> [Data entries]:

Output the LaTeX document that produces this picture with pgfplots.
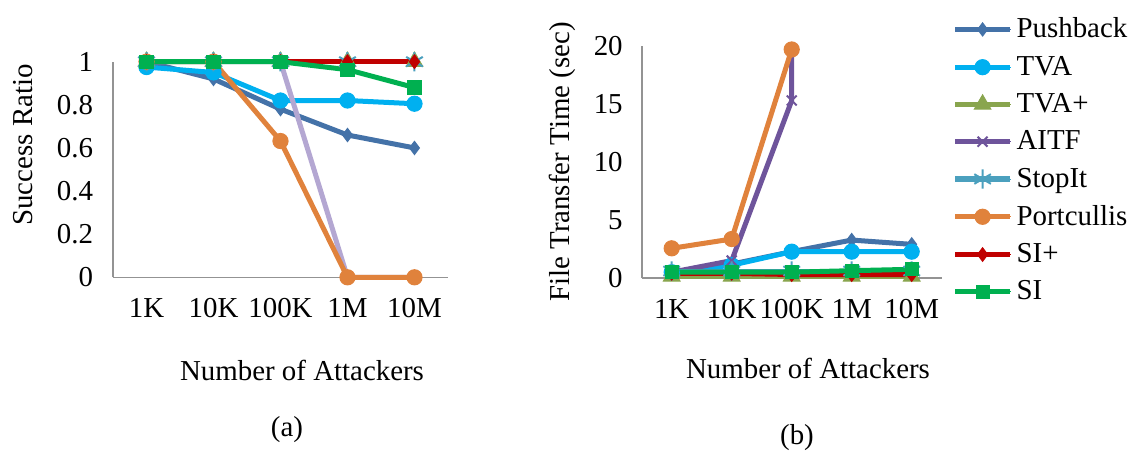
\documentclass[border=0pt]{standalone}
\usepackage{fontspec}
\setmainfont{Liberation Serif}
\usepackage{pgfplots}
\pgfplotsset{compat=1.18}
\definecolor{cPush}{RGB}{68,114,168}
\definecolor{cTVA}{RGB}{0,176,240}
\definecolor{cTVAp}{RGB}{137,165,78}
\definecolor{cAITF}{RGB}{110,84,155}
\definecolor{cAITFl}{RGB}{180,167,210}
\definecolor{cStop}{RGB}{75,160,190}
\definecolor{cPort}{RGB}{224,130,60}
\definecolor{cSIp}{RGB}{192,0,0}
\definecolor{cSI}{RGB}{0,176,80}
\newcommand\fnt{\fontsize{14.5}{17}\selectfont}
\pgfplotsset{
  base/.style={
    scale only axis, anchor=south west, clip=false,
    axis lines=left, axis line style={-, draw=gray!85, line width=0.8bp},
    major tick length=0pt,
    xmin=-0.5, xmax=4.5, xtick={0,1,2,3,4},
    xticklabels={1K,10K,100K,1M,10M},
    tick label style={font=\fnt},
    /pgf/number format/assume math mode=true,
    x tick label style={yshift=-7bp},
    every axis plot/.append style={line width=2.5bp},
  },
  sPush/.style={color=cPush, mark=diamond*, mark size=3.3bp, mark options={solid,line width=0.5bp}},
  sTVA/.style={color=cTVA, mark=*, mark size=3.8bp, mark options={solid,line width=0.5bp}},
  sTVAp/.style={color=cTVAp, mark=triangle*, mark size=4.8bp, mark options={solid,line width=0.5bp}},
  sAITF/.style={color=cAITF, mark=x, mark size=3.5bp, mark options={solid,line width=1bp}},
  sStop/.style={color=cStop, mark=asterisk, mark size=4.8bp, mark options={solid,line width=1bp}},
  sPort/.style={color=cPort, mark=*, mark size=3.8bp, mark options={solid,line width=0.5bp}},
  sSIp/.style={color=cSIp, mark=diamond*, mark size=3.4bp, mark options={solid,line width=0.5bp}},
  sSI/.style={color=cSI, mark=square*, mark size=3.3bp, mark options={solid,line width=0.5bp}},
}
\begin{document}
\begin{tikzpicture}
\useasboundingbox (0,0) rectangle (566bp,227.5bp);
% (a)
\begin{axis}[base, at={(56.5bp,88.85bp)}, width=167.5bp, height=107.8bp,
  ymin=0, ymax=1, ytick={0,0.2,0.4,0.6,0.8,1},
  yticklabels={0,0.2,0.4,0.6,0.8,1},
  y tick label style={xshift=-6.5bp}]
\addplot[sPush] coordinates {(0,1) (1,0.92) (2,0.78) (3,0.66) (4,0.60)};
\addplot[sTVA] coordinates {(0,0.975) (1,0.95) (2,0.82) (3,0.82) (4,0.805)};
\addplot[sTVAp] coordinates {(0,1) (1,1) (2,1) (3,1) (4,1)};
\addplot[sAITF, color=cAITFl, mark options={draw=cAITF}] coordinates {(0,1) (1,1) (2,1) (3,0) (4,0)};
\addplot[sStop] coordinates {(0,1) (1,1) (2,1) (3,1) (4,1)};
\addplot[sPort] coordinates {(0,1) (1,1) (2,0.632) (3,0) (4,0)};
\addplot[sSIp] coordinates {(0,1) (1,1) (2,1) (3,1) (4,1)};
\addplot[sSI] coordinates {(0,1) (1,1) (2,1) (3,0.963) (4,0.88)};
\end{axis}
% (b)
\begin{axis}[base, at={(320.85bp,88.5bp)}, width=150bp, height=116bp,
  ymin=0, ymax=20, ytick={0,5,10,15,20},
  y tick label style={xshift=-6bp},
  legend cell align=left,
  legend image code/.code={\draw[line width=2.5bp] (0bp,0bp) -- (27.5bp,0bp);
     \draw[mark repeat=2, mark phase=2, line width=0bp] plot coordinates {(0bp,0bp)(13.75bp,0bp)(27.5bp,0bp)};},
  legend style={draw=none, fill=none, font=\fnt, at={(1.035,1.14)}, anchor=north west,
    row sep=3.6bp, inner sep=0pt, nodes={inner sep=2bp}}]
\addplot[sPush] coordinates {(0,0.5) (1,1.2) (2,2.27) (3,3.27) (4,2.9)};
\addlegendentry{Pushback}
\addplot[sTVA] coordinates {(0,0.5) (1,1.1) (2,2.27) (3,2.27) (4,2.27)};
\addlegendentry{TVA}
\addplot[sTVAp] coordinates {(0,0.15) (1,0.15) (2,0.15) (3,0.15) (4,0.15)};
\addlegendentry{TVA+}
\addplot[sAITF] coordinates {(0,0.5) (1,1.5) (2,15.3) (2,19.7)};
\addlegendentry{AITF}
\addplot[sStop] coordinates {(0,0.6) (1,0.6) (2,0.6) (3,0.6) (4,0.6)};
\addlegendentry{StopIt}
\addplot[sPort] coordinates {(0,2.56) (1,3.36) (2,19.7)};
\addlegendentry{Portcullis}
\addplot[sSIp] coordinates {(0,0.4) (1,0.4) (2,0.3) (3,0.3) (4,0.3)};
\addlegendentry{SI+}
\addplot[sSI] coordinates {(0,0.5) (1,0.5) (2,0.5) (3,0.63) (4,0.75)};
\addlegendentry{SI}
\end{axis}
\node[font=\fnt, rotate=90] at (11.5bp,155bp) {Success Ratio};
\node[font=\fnt] at (151bp,42.5bp) {Number of Attackers};
\node[font=\fnt] at (143.5bp,12.5bp) {(a)};
\node[font=\fnt, rotate=90] at (281bp,146.5bp) {File Transfer Time (sec)};
\node[font=\fnt] at (404bp,43.5bp) {Number of Attackers};
\node[font=\fnt] at (398.5bp,8.5bp) {(b)};
\end{tikzpicture}
\end{document}
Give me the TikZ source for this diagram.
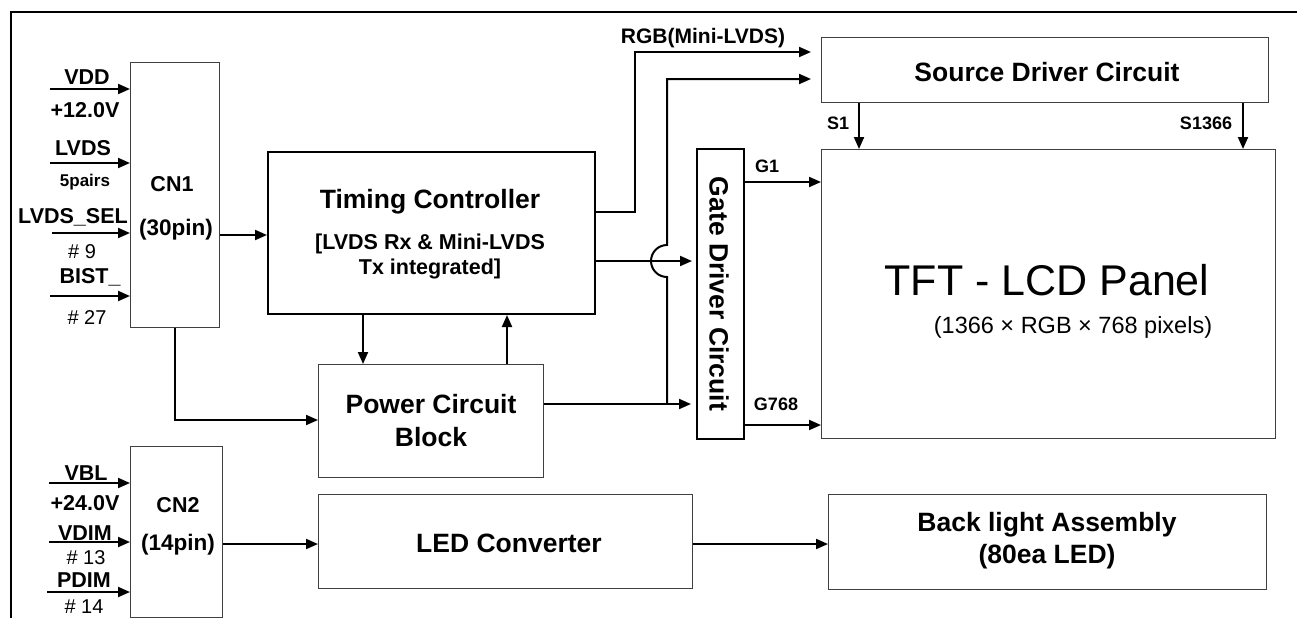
\documentclass[tikz,border=0pt]{standalone}
\usepackage{fontspec}
\setmainfont{Liberation Sans}
\usetikzlibrary{arrows.meta}
\begin{document}
\begin{tikzpicture}[x=1pt,y=-1pt,
  thinbox/.style={draw=black!75, line width=1.2pt, fill=white, inner sep=0pt, anchor=north west},
  thickbox/.style={draw=black, line width=2pt, fill=white, inner sep=0pt, anchor=north west},
  conn/.style={line width=2pt},
  arr/.style={conn, -{Triangle[length=12pt,width=10pt]}},
  lab/.style={inner sep=0pt, font=\bfseries\fontsize{21.5}{24}\selectfont},
  pin/.style={inner sep=0pt, font=\fontsize{20}{22}\selectfont},
  sig/.style={inner sep=0pt, font=\bfseries\fontsize{18}{20}\selectfont},
  big/.style={inner sep=0pt, font=\bfseries\fontsize{26.5}{33}\selectfont, align=center},
  mid/.style={inner sep=0pt, font=\bfseries\fontsize{21.5}{25}\selectfont, align=center}]
\useasboundingbox (0,0) rectangle (1297,618);
% frame
\coordinate (fTL) at (11,12); \coordinate (fTR) at (1297,12); \coordinate (fBL) at (11,618);
\draw[line width=2pt] (fTR) -- (fTL) -- (fBL);

% boxes
\node[thinbox, minimum width=89pt, minimum height=265pt] (cn1) at (130,62) {};
\node[thinbox, minimum width=92pt, minimum height=171pt] (cn2) at (130,446) {};
\node[thickbox, minimum width=327pt, minimum height=162pt] (tc) at (267,151) {};
\node[thinbox, minimum width=225pt, minimum height=113pt] (pwr) at (318,364) {};
\node[thinbox, minimum width=374pt, minimum height=94pt] (led) at (318,494) {};
\node[thinbox, minimum width=438pt, minimum height=95pt] (bl) at (828,494) {};
\node[thinbox, minimum width=447pt, minimum height=65pt] (src) at (821,37) {};
\node[thinbox, minimum width=454pt, minimum height=289pt] (tft) at (821,149) {};
\node[thickbox, minimum width=47pt, minimum height=290pt] (gate) at (696,148) {};

% input arrows CN1
\coordinate (iVDD) at (50,89);  \draw[arr] (iVDD) -- (iVDD -| cn1.west);
\coordinate (iLVDS) at (50,163); \draw[arr] (iLVDS) -- (iLVDS -| cn1.west);
\coordinate (iSEL) at (52,233); \draw[arr] (iSEL) -- (iSEL -| cn1.west);
\coordinate (iBIST) at (50,296); \draw[arr] (iBIST) -- (iBIST -| cn1.west);
% input arrows CN2
\coordinate (iVBL) at (49,483); \draw[arr] (iVBL) -- (iVBL -| cn2.west);
\coordinate (iVDIM) at (49,542); \draw[arr] (iVDIM) -- (iVDIM -| cn2.west);
\coordinate (iPDIM) at (47,592); \draw[arr] (iPDIM) -- (iPDIM -| cn2.west);

% CN1 -> TC
\coordinate (y235) at (0,235);
\draw[arr] (cn1.east |- y235) -- (tc.west |- y235);
% CN1 -> Power
\coordinate (cpw) at (175,420);
\draw[arr] (cn1.south -| cpw) -- (cpw) -- (cpw -| pwr.west);
% TC <-> Power
\coordinate (xd) at (363,0); \draw[arr] (tc.south -| xd) -- (pwr.north -| xd);
\coordinate (xu) at (507,0); \draw[arr] (pwr.north -| xu) -- (tc.south -| xu);
% RGB
\coordinate (rgbA) at (635,212); \coordinate (rgbB) at (635,52);
\draw[arr, shorten >=10pt] (tc.east |- rgbA) -- (rgbA) -- (rgbB) -- (rgbB -| src.west);
% TC -> gate
\coordinate (y261) at (0,261);
\draw[arr, shorten >=4pt] (tc.east |- y261) -- (gate.west |- y261);
% Power -> gate
\coordinate (jn) at (667,404);
\draw[arr, shorten >=5pt] (pwr.east |- jn) -- (gate.west |- jn);
% Power -> source (with jump)
\coordinate (jlow) at (667,277); \coordinate (jtop) at (667,79);
\draw[arr, shorten >=10pt] (jn) -- (jlow) arc[start angle=270, end angle=90, radius=16pt] -- (jtop) -- (jtop -| src.west);
% gate -> TFT
\coordinate (yG1) at (0,182); \draw[arr] (gate.east |- yG1) -- (tft.west |- yG1);
\coordinate (yG2) at (0,425); \draw[arr] (gate.east |- yG2) -- (tft.west |- yG2);
% source -> TFT
\coordinate (xS1) at (859,0); \draw[arr] (src.south -| xS1) -- (tft.north -| xS1);
\coordinate (xS2) at (1243,0); \draw[arr] (src.south -| xS2) -- (tft.north -| xS2);
% CN2 -> LED -> BL
\coordinate (y544) at (0,544);
\draw[arr] (cn2.east |- y544) -- (led.west |- y544);
\draw[arr] (led.east |- y544) -- (bl.west |- y544);

% labels CN1 inputs
\node[lab] (tVDD) at (87,77) {VDD};
\node[lab] (tV12) at (85,110) {+12.0V};
\node[lab] (tLVDS) at (83,148) {LVDS};
\node[inner sep=0pt, font=\bfseries\fontsize{17}{19}\selectfont] (t5p) at (85,182) {5pairs};
\node[lab] (tSEL) at (73,217) {LVDS\_SEL};
\node[pin] (t9) at (82,252) {\# 9};
\node[lab] (tBIST) at (90,277) {BIST\_};
\node[pin] (t27) at (87,318) {\# 27};
% labels CN2 inputs
\node[lab] (tVBL) at (86,473) {VBL};
\node[lab] (tV24) at (85,503) {+24.0V};
\node[lab] (tVDIM) at (85,533) {VDIM};
\node[pin] (t13) at (86,558) {\# 13};
\node[lab] (tPDIM) at (84,580) {PDIM};
\node[pin] (t14) at (84,607) {\# 14};
% connector texts
\node[mid] (tCN1) at (172,184) {CN1};
\node[inner sep=0pt, font=\bfseries\fontsize{22.5}{25}\selectfont] (t30) at (176,230) {(30pin)};
\node[mid] (tCN2) at (178,505) {CN2};
\node[inner sep=0pt, font=\bfseries\fontsize{22.5}{25}\selectfont] (t14p) at (178,545) {(14pin)};
% block texts
\node[big] (tTC) at (430,202) {Timing Controller};
\node[mid] (tTC2) at (430,256) {[LVDS Rx \& Mini-LVDS\\Tx integrated]};
\node[big] (tPWR) at (431,421) {Power Circuit\\Block};
\node[big] (tLED) at (509,543) {LED Converter};
\node[big, font=\bfseries\fontsize{26.5}{32}\selectfont] (tBL) at (1047,541) {Back light Assembly\\(80ea LED)};
\node[big] (tSRC) at (1047,72) {Source Driver Circuit};
\node[big, rotate=-90] (tGATE) at (719,294) {Gate Driver Circuit};
\node[inner sep=0pt, font=\fontsize{43}{48}\selectfont, anchor=base] (tTFT) at (1047,295) {TFT - LCD Panel};
\node[inner sep=0pt, font=\fontsize{23.5}{27}\selectfont, anchor=base] (tTFT2) at (1073,333) {(1366 × RGB × 768 pixels)};
% signal labels
\node[inner sep=0pt, font=\bfseries\fontsize{21}{24}\selectfont] (tRGB) at (703,38) {RGB(Mini-LVDS)};
\node[sig] (tS1) at (838,123) {S1};
\node[sig] (tS2) at (1206,123) {S1366};
\node[sig] (tG1) at (767,166) {G1};
\node[sig] (tG2) at (776,404) {G768};
\end{tikzpicture}
\end{document}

> [Goal]: Only the lines from the one bearing "Give me the TikZ source for this diagram." to the one bearing "(fTL) -- (fBL);", both included, should be restated word for word, with pictures left out.

> [Final result]:
Give me the TikZ source for this diagram.
\documentclass[tikz,border=0pt]{standalone}
\usepackage{fontspec}
\setmainfont{Liberation Sans}
\usetikzlibrary{arrows.meta}
\begin{document}
\begin{tikzpicture}[x=1pt,y=-1pt,
  thinbox/.style={draw=black!75, line width=1.2pt, fill=white, inner sep=0pt, anchor=north west},
  thickbox/.style={draw=black, line width=2pt, fill=white, inner sep=0pt, anchor=north west},
  conn/.style={line width=2pt},
  arr/.style={conn, -{Triangle[length=12pt,width=10pt]}},
  lab/.style={inner sep=0pt, font=\bfseries\fontsize{21.5}{24}\selectfont},
  pin/.style={inner sep=0pt, font=\fontsize{20}{22}\selectfont},
  sig/.style={inner sep=0pt, font=\bfseries\fontsize{18}{20}\selectfont},
  big/.style={inner sep=0pt, font=\bfseries\fontsize{26.5}{33}\selectfont, align=center},
  mid/.style={inner sep=0pt, font=\bfseries\fontsize{21.5}{25}\selectfont, align=center}]
\useasboundingbox (0,0) rectangle (1297,618);
% frame
\coordinate (fTL) at (11,12); \coordinate (fTR) at (1297,12); \coordinate (fBL) at (11,618);
\draw[line width=2pt] (fTR) -- (fTL) -- (fBL);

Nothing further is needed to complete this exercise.